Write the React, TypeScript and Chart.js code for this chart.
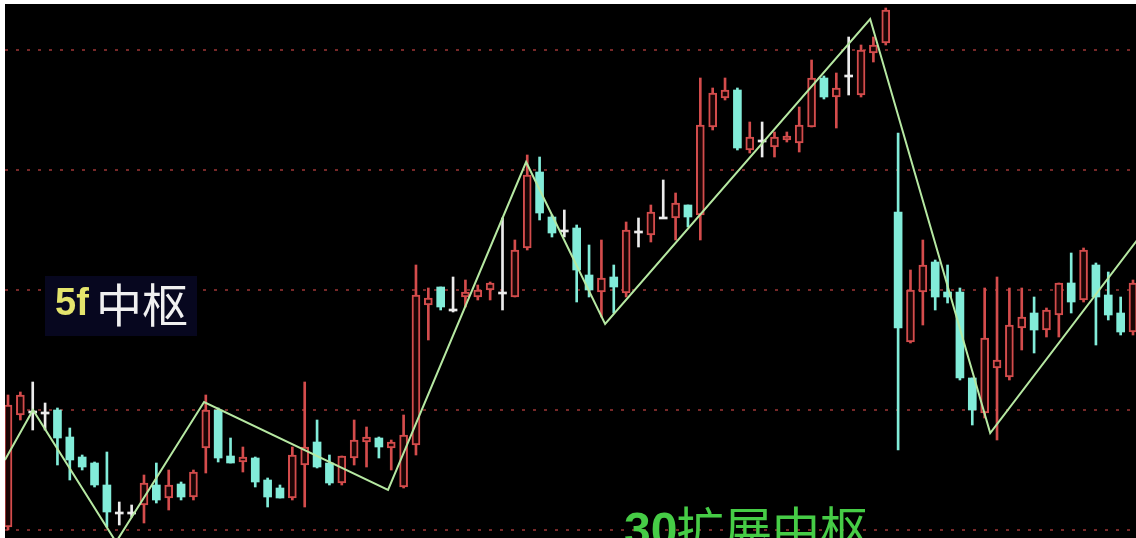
import React, { useEffect, useRef } from 'react';
import { Chart, registerables } from 'chart.js';

Chart.register(...registerables);

// Candle values (one per bar, left to right)
const opens = [3, 115, 119, 118, 120, 93, 73, 67, 45, 18, 18, 25, 45, 32, 46, 33, 82, 120, 74, 68, 72, 50, 42, 32, 65, 88, 67, 47, 72, 88, 92, 82, 43, 85, 225, 243, 221, 233, 233, 240, 238, 233, 282, 358, 313, 300, 302, 255, 238, 253, 237, 299, 295, 313, 312, 325, 315, 403, 432, 440, 380, 390, 383, 390, 387, 403, 452, 433, 455, 435, 477, 487, 318, 188, 238, 268, 238, 238, 152, 117, 162, 153, 202, 217, 200, 215, 247, 230, 265, 235, 217, 198];
const highs = [135, 138, 148, 127, 122, 102, 75, 68, 78, 28, 25, 55, 67, 60, 48, 60, 135, 122, 92, 83, 73, 52, 45, 83, 148, 110, 75, 74, 110, 103, 93, 90, 115, 265, 242, 243, 253, 250, 245, 248, 312, 290, 375, 373, 315, 320, 305, 285, 290, 265, 308, 312, 325, 350, 337, 325, 452, 442, 452, 442, 408, 408, 398, 398, 423, 470, 454, 457, 493, 485, 493, 522, 397, 260, 290, 270, 265, 242, 152, 242, 253, 242, 242, 233, 222, 247, 277, 282, 267, 258, 233, 250];
const lows = [0, 110, 100, 100, 65, 50, 60, 43, 3, 5, 13, 7, 27, 20, 30, 30, 57, 68, 67, 58, 43, 23, 32, 30, 23, 62, 45, 45, 65, 63, 72, 60, 42, 75, 190, 220, 218, 223, 230, 230, 220, 233, 280, 310, 293, 293, 228, 233, 213, 217, 233, 283, 288, 312, 290, 303, 290, 400, 430, 380, 377, 373, 373, 388, 378, 403, 431, 402, 435, 433, 468, 485, 80, 187, 205, 220, 227, 150, 105, 112, 90, 150, 180, 177, 193, 193, 217, 228, 185, 210, 195, 195];
const closes = [125, 135, 119, 118, 92, 70, 63, 45, 18, 18, 18, 47, 30, 45, 33, 58, 120, 72, 67, 73, 48, 33, 32, 75, 83, 63, 47, 74, 90, 93, 83, 88, 95, 235, 232, 223, 221, 238, 240, 247, 238, 280, 355, 317, 297, 300, 260, 240, 252, 243, 300, 299, 318, 313, 327, 313, 405, 437, 440, 382, 393, 390, 393, 394, 405, 452, 433, 442, 455, 480, 485, 520, 202, 240, 265, 233, 233, 152, 120, 192, 170, 205, 213, 200, 220, 247, 228, 280, 233, 215, 198, 247];

// Zigzag (stroke) line vertices: candle index position and value
const zigX = [-0.25, 2.02, 8.74, 15.86, 30.74, 41.91, 48.3, 69.74, 79.45, 91.34];
const zigY = [70, 120, -12, 128, 40, 368, 206, 511, 97, 290];

// Horizontal dotted grid values
const gridValues = [0, 120, 240, 360, 480];

const RED = '#d44c4c';
const CYAN = '#82ecd9';
const WHITE = '#ececec';

const candleColor = (i: number) =>
  closes[i] > opens[i] ? RED : closes[i] < opens[i] ? CYAN : WHITE;

const gridPlugin = {
  id: 'dottedGrid',
  beforeDatasetsDraw(chart: any) {
    const { ctx, chartArea, scales } = chart;
    ctx.save();
    ctx.strokeStyle = 'rgba(125,42,42,0.95)';
    ctx.lineWidth = 2;
    ctx.setLineDash([3, 8]);
    gridValues.forEach((v) => {
      const y = Math.round(scales.y.getPixelForValue(v));
      ctx.beginPath();
      ctx.moveTo(chartArea.left, y);
      ctx.lineTo(chartArea.right, y);
      ctx.stroke();
    });
    ctx.restore();
  },
};

export default function App() {
  const ref = useRef<HTMLCanvasElement | null>(null);

  useEffect(() => {
    document.body.style.margin = '0';
    const idx = opens.map((_, i) => i);
    const colors = idx.map(candleColor);
    const bodyFill = idx.map((i) => (closes[i] > opens[i] ? '#1a0505' : colors[i]));
    const chart = new Chart(ref.current as HTMLCanvasElement, {
      type: 'bar',
      data: {
        datasets: [
          {
            type: 'line',
            data: zigX.map((x, i) => ({ x, y: zigY[i] })),
            borderColor: '#b6e8a2',
            borderWidth: 2,
            pointRadius: 0,
            tension: 0,
          } as any,
          {
            type: 'bar',
            data: idx.map((i) => ({ x: i, y: [opens[i], closes[i]] })),
            backgroundColor: bodyFill,
            borderColor: colors,
            borderWidth: idx.map((i) => (closes[i] > opens[i] ? 2 : 0)),
            borderSkipped: false,
            barThickness: 8,
            grouped: false,
            minBarLength: 2,
          } as any,
          {
            type: 'bar',
            data: idx.map((i) => ({ x: i, y: [lows[i], highs[i]] })),
            backgroundColor: colors,
            borderWidth: 0,
            barThickness: 2,
            grouped: false,
          } as any,
        ],
      },
      options: {
        responsive: false,
        animation: false,
        layout: { padding: 0 },
        plugins: { legend: { display: false }, tooltip: { enabled: false } },
        scales: {
          x: { type: 'linear', min: -0.2427, max: 91.242, display: false, offset: false },
          y: { type: 'linear', min: -8, max: 526, display: false },
        },
      } as any,
      plugins: [gridPlugin],
    });
    return () => chart.destroy();
  }, []);

  return (
    <div style={{ position: 'relative', width: 1136, height: 538, background: '#fff', overflow: 'hidden' }}>
      <div style={{ position: 'absolute', left: 5, top: 4, width: 1131, height: 534, background: '#000' }}>
        <canvas ref={ref} width={1131} height={534} style={{ display: 'block' }} />
      </div>
      <div style={{ position: 'absolute', left: 45, top: 276, width: 152, height: 60, background: '#07071f' }} />
      <span style={{ position: 'absolute', left: 55, top: 283, fontSize: 38, lineHeight: '38px', fontWeight: 'bold', fontFamily: '"Liberation Sans", Arial, sans-serif', color: '#e4e46c', whiteSpace: 'nowrap' }}>5f</span>
      <span style={{ position: 'absolute', left: 96, top: 279, fontSize: 46, lineHeight: '46px', fontFamily: '"Noto Sans CJK SC", sans-serif', color: '#f0f0f0', whiteSpace: 'nowrap' }}>中枢</span>
      <span style={{ position: 'absolute', left: 624, top: 506, fontSize: 48, lineHeight: '48px', fontWeight: 'bold', fontFamily: '"Liberation Sans", Arial, sans-serif', color: '#46cc46', whiteSpace: 'nowrap' }}>30</span>
      <span style={{ position: 'absolute', left: 676, top: 502, fontSize: 48, lineHeight: '48px', fontFamily: '"Noto Sans CJK SC", sans-serif', color: '#46cc46', whiteSpace: 'nowrap' }}>扩展中枢</span>
    </div>
  );
}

- SHORT EXERCISE -
Quote every line word for word and keep the images out of the copy.

- TASK ANSWER -
Write the React, TypeScript and Chart.js code for this chart.
import React, { useEffect, useRef } from 'react';
import { Chart, registerables } from 'chart.js';

Chart.register(...registerables);

// Candle values (one per bar, left to right)
const opens = [3, 115, 119, 118, 120, 93, 73, 67, 45, 18, 18, 25, 45, 32, 46, 33, 82, 120, 74, 68, 72, 50, 42, 32, 65, 88, 67, 47, 72, 88, 92, 82, 43, 85, 225, 243, 221, 233, 233, 240, 238, 233, 282, 358, 313, 300, 302, 255, 238, 253, 237, 299, 295, 313, 312, 325, 315, 403, 432, 440, 380, 390, 383, 390, 387, 403, 452, 433, 455, 435, 477, 487, 318, 188, 238, 268, 238, 238, 152, 117, 162, 153, 202, 217, 200, 215, 247, 230, 265, 235, 217, 198];
const highs = [135, 138, 148, 127, 122, 102, 75, 68, 78, 28, 25, 55, 67, 60, 48, 60, 135, 122, 92, 83, 73, 52, 45, 83, 148, 110, 75, 74, 110, 103, 93, 90, 115, 265, 242, 243, 253, 250, 245, 248, 312, 290, 375, 373, 315, 320, 305, 285, 290, 265, 308, 312, 325, 350, 337, 325, 452, 442, 452, 442, 408, 408, 398, 398, 423, 470, 454, 457, 493, 485, 493, 522, 397, 260, 290, 270, 265, 242, 152, 242, 253, 242, 242, 233, 222, 247, 277, 282, 267, 258, 233, 250];
const lows = [0, 110, 100, 100, 65, 50, 60, 43, 3, 5, 13, 7, 27, 20, 30, 30, 57, 68, 67, 58, 43, 23, 32, 30, 23, 62, 45, 45, 65, 63, 72, 60, 42, 75, 190, 220, 218, 223, 230, 230, 220, 233, 280, 310, 293, 293, 228, 233, 213, 217, 233, 283, 288, 312, 290, 303, 290, 400, 430, 380, 377, 373, 373, 388, 378, 403, 431, 402, 435, 433, 468, 485, 80, 187, 205, 220, 227, 150, 105, 112, 90, 150, 180, 177, 193, 193, 217, 228, 185, 210, 195, 195];
const closes = [125, 135, 119, 118, 92, 70, 63, 45, 18, 18, 18, 47, 30, 45, 33, 58, 120, 72, 67, 73, 48, 33, 32, 75, 83, 63, 47, 74, 90, 93, 83, 88, 95, 235, 232, 223, 221, 238, 240, 247, 238, 280, 355, 317, 297, 300, 260, 240, 252, 243, 300, 299, 318, 313, 327, 313, 405, 437, 440, 382, 393, 390, 393, 394, 405, 452, 433, 442, 455, 480, 485, 520, 202, 240, 265, 233, 233, 152, 120, 192, 170, 205, 213, 200, 220, 247, 228, 280, 233, 215, 198, 247];

// Zigzag (stroke) line vertices: candle index position and value
const zigX = [-0.25, 2.02, 8.74, 15.86, 30.74, 41.91, 48.3, 69.74, 79.45, 91.34];
const zigY = [70, 120, -12, 128, 40, 368, 206, 511, 97, 290];

// Horizontal dotted grid values
const gridValues = [0, 120, 240, 360, 480];

const RED = '#d44c4c';
const CYAN = '#82ecd9';
const WHITE = '#ececec';

const candleColor = (i: number) =>
  closes[i] > opens[i] ? RED : closes[i] < opens[i] ? CYAN : WHITE;

const gridPlugin = {
  id: 'dottedGrid',
  beforeDatasetsDraw(chart: any) {
    const { ctx, chartArea, scales } = chart;
    ctx.save();
    ctx.strokeStyle = 'rgba(125,42,42,0.95)';
    ctx.lineWidth = 2;
    ctx.setLineDash([3, 8]);
    gridValues.forEach((v) => {
      const y = Math.round(scales.y.getPixelForValue(v));
      ctx.beginPath();
      ctx.moveTo(chartArea.left, y);
      ctx.lineTo(chartArea.right, y);
      ctx.stroke();
    });
    ctx.restore();
  },
};

export default function App() {
  const ref = useRef<HTMLCanvasElement | null>(null);

  useEffect(() => {
    document.body.style.margin = '0';
    const idx = opens.map((_, i) => i);
    const colors = idx.map(candleColor);
    const bodyFill = idx.map((i) => (closes[i] > opens[i] ? '#1a0505' : colors[i]));
    const chart = new Chart(ref.current as HTMLCanvasElement, {
      type: 'bar',
      data: {
        datasets: [
          {
            type: 'line',
            data: zigX.map((x, i) => ({ x, y: zigY[i] })),
            borderColor: '#b6e8a2',
            borderWidth: 2,
            pointRadius: 0,
            tension: 0,
          } as any,
          {
            type: 'bar',
            data: idx.map((i) => ({ x: i, y: [opens[i], closes[i]] })),
            backgroundColor: bodyFill,
            borderColor: colors,
            borderWidth: idx.map((i) => (closes[i] > opens[i] ? 2 : 0)),
            borderSkipped: false,
            barThickness: 8,
            grouped: false,
            minBarLength: 2,
          } as any,
          {
            type: 'bar',
            data: idx.map((i) => ({ x: i, y: [lows[i], highs[i]] })),
            backgroundColor: colors,
            borderWidth: 0,
            barThickness: 2,
            grouped: false,
          } as any,
        ],
      },
      options: {
        responsive: false,
        animation: false,
        layout: { padding: 0 },
        plugins: { legend: { display: false }, tooltip: { enabled: false } },
        scales: {
          x: { type: 'linear', min: -0.2427, max: 91.242, display: false, offset: false },
          y: { type: 'linear', min: -8, max: 526, display: false },
        },
      } as any,
      plugins: [gridPlugin],
    });
    return () => chart.destroy();
  }, []);

  return (
    <div style={{ position: 'relative', width: 1136, height: 538, background: '#fff', overflow: 'hidden' }}>
      <div style={{ position: 'absolute', left: 5, top: 4, width: 1131, height: 534, background: '#000' }}>
        <canvas ref={ref} width={1131} height={534} style={{ display: 'block' }} />
      </div>
      <div style={{ position: 'absolute', left: 45, top: 276, width: 152, height: 60, background: '#07071f' }} />
      <span style={{ position: 'absolute', left: 55, top: 283, fontSize: 38, lineHeight: '38px', fontWeight: 'bold', fontFamily: '"Liberation Sans", Arial, sans-serif', color: '#e4e46c', whiteSpace: 'nowrap' }}>5f</span>
      <span style={{ position: 'absolute', left: 96, top: 279, fontSize: 46, lineHeight: '46px', fontFamily: '"Noto Sans CJK SC", sans-serif', color: '#f0f0f0', whiteSpace: 'nowrap' }}>中枢</span>
      <span style={{ position: 'absolute', left: 624, top: 506, fontSize: 48, lineHeight: '48px', fontWeight: 'bold', fontFamily: '"Liberation Sans", Arial, sans-serif', color: '#46cc46', whiteSpace: 'nowrap' }}>30</span>
      <span style={{ position: 'absolute', left: 676, top: 502, fontSize: 48, lineHeight: '48px', fontFamily: '"Noto Sans CJK SC", sans-serif', color: '#46cc46', whiteSpace: 'nowrap' }}>扩展中枢</span>
    </div>
  );
}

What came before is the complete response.